As for the problem with the three forces, you could approach it the same way as these two problems, but you would first need to combine two of the forces into a parallelogram and than take this force and the third force and combine those two into a parallelogram, which would give you the net force. However, the method with breaking the forces down into their components is in my opinion much easier than the parallelogram method, especially if there are more forces involved. Besides, it's a good skill to have for solving more complex problems.

So, good luck with that and let me know if you need any more help.

 

[MaryBarnes]

Yes, the angle of $F_{net}$ is roughly 0° (more precisely, it's something like 0.6°, so it's not quite horizontal).

As for the problem with the three forces, you could approach it the same way as these two problems, but you would first need to combine two of the forces into a parallelogram and than take this force and the third force and combine those two into a parallelogram, which would give you the net force. However, the method with breaking the forces down into their components is in my opinion much easier than the parallelogram method, especially if there are more forces involved. Besides, it's a good skill to have for solving more complex problems.

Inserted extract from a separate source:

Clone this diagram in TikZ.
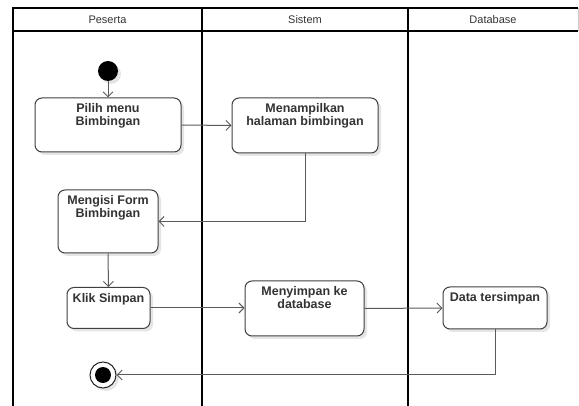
\documentclass[tikz,border=0pt]{standalone}
\usepackage{fontspec}
\setmainfont{Liberation Sans}
\usetikzlibrary{arrows.meta,shadows}
\definecolor{edgegray}{HTML}{5A5A5A}
\definecolor{boxborder}{HTML}{404040}
\tikzset{
  x=1pt, y=-1pt,
  lane/.style={line width=1.4pt, draw=black},
  actbox/.style={draw=boxborder, line width=1pt, rounded corners=7pt, fill=white,
    drop shadow={shadow xshift=3pt, shadow yshift=-3pt, fill=black, opacity=0.10},
    inner sep=0pt},
  acttext/.style={anchor=north, align=center, inner sep=0pt, font=\fontsize{12.5}{13}\selectfont\bfseries, text=black!80},
  hdr/.style={font=\fontsize{11}{12}\selectfont, text=black!80, inner sep=0pt},
  flow/.style={draw=edgegray, line width=1pt, -{Straight Barb[length=5pt,width=10pt,line width=0.9pt]}},
}
\begin{document}
\begin{tikzpicture}
\useasboundingbox (0,0) rectangle (579,406);
% swimlanes
\draw[lane] (13,406) -- (13,8) -- (578,8);
\draw[lane] (13,31) -- (578,31);
\draw[lane] (202,8) -- (202,406);
\draw[lane] (408,8) -- (408,406);
\draw[line width=0.6pt, draw=black!20] (578,8) -- (578,31);
\node[hdr] (h1) at (107.5,19.5) {Peserta};
\node[hdr] (h2) at (305,19.5) {Sistem};
\node[hdr] (h3) at (493,19.5) {Database};

% initial node
\node[circle, fill=black, minimum size=20pt, inner sep=0pt,
  drop shadow={shadow xshift=3pt, shadow yshift=-3pt, fill=black, opacity=0.10}] (init) at (108,71) {};

% activities
\node[actbox, minimum width=146pt, minimum height=54pt] (pilih) at (108,125) {};
\node[actbox, minimum width=146pt, minimum height=55pt] (tampil) at (305,125.5) {};
\node[actbox, minimum width=100pt, minimum height=63pt] (isi) at (108,221.5) {};
\node[actbox, minimum width=83pt, minimum height=41pt] (klik) at (108.5,308) {};
\node[actbox, minimum width=119pt, minimum height=55pt] (simpan) at (304.5,308.5) {};
\node[actbox, minimum width=104pt, minimum height=42pt] (data) at (495,308) {};

% final node
\node[circle, draw=black!85, line width=1pt, fill=white, minimum size=26pt, inner sep=0pt,
  drop shadow={shadow xshift=3pt, shadow yshift=-3pt, fill=black, opacity=0.10}] (final) at (103,375) {};
\node[circle, fill=black, minimum size=16pt, inner sep=0pt] (finalIn) at (final.center) {};

% flows
\draw[flow] (init) -- (pilih);
\draw[flow] (pilih.east) -- (tampil.west);
\draw[flow] (tampil.south) |- (isi.east);
\draw[flow] (isi.south) -- (klik.north);
\draw[flow] (klik.east) -- (klik.east -| simpan.west);
\draw[flow] (simpan.east) -- (data.west);
\draw[flow] (data.south) |- (final.east);

% texts
\node[acttext] (pilihT) at ([yshift=-6pt]pilih.north) {Pilih menu\\Bimbingan};
\node[acttext] (tampilT) at ([yshift=-6pt]tampil.north) {Menampilkan\\halaman bimbingan};
\node[acttext] (isiT) at ([yshift=-6pt]isi.north) {Mengisi Form\\Bimbingan};
\node[acttext] (klikT) at ([yshift=-6pt]klik.north) {Klik Simpan};
\node[acttext] (simpanT) at ([yshift=-6pt]simpan.north) {Menyimpan ke\\database};
\node[acttext] (dataT) at ([yshift=-6pt]data.north) {Data tersimpan};
\end{tikzpicture}
\end{document}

So, good luck with that and let me know if you need any more help.

I tried the third answer using the sin and cosine law. Is this right?

fnet^2=2N^2+17N^2 -2(2N)(17N)cos45
Fnet=square root of:244.9
Fnet=15.6N or 16N

sin45/15.6N=sin/2N
sin=2Nsin45/15.6N
sin-1(0.0906)
=5.2deg

45deg-5.2deg=40

 

[helium4]

I tried the third answer using the sin and cosine law. Is this right?

fnet^2=2N^2+17N^2 -2(2N)(17N)cos45
Fnet=square root of:244.9
Fnet=15.6N or 16N

sin45/15.6N=sin/2N
sin=2Nsin45/15.6N
sin-1(0.0906)
=5.2deg

45deg-5.2deg=40

Yes, that's correct, but you need to say that $F_{net}$ points to the left with 40° angle between the vector and the horizontal (i.e. points in the NW direction), otherwise it may seem as though it would point to the right (NE direction), which would be incorrect.

 

[MaryBarnes]

Yes, that's correct, but you need to say that $F_{net}$ points to the left with 40° angle between the vector and the horizontal (i.e. points in the NW direction), otherwise it may seem as though it would point to the right (NE direction), which would be incorrect.

Ok, thanks for mentioning that. Thank you for all of your help! Now I actually understand how work with these equations!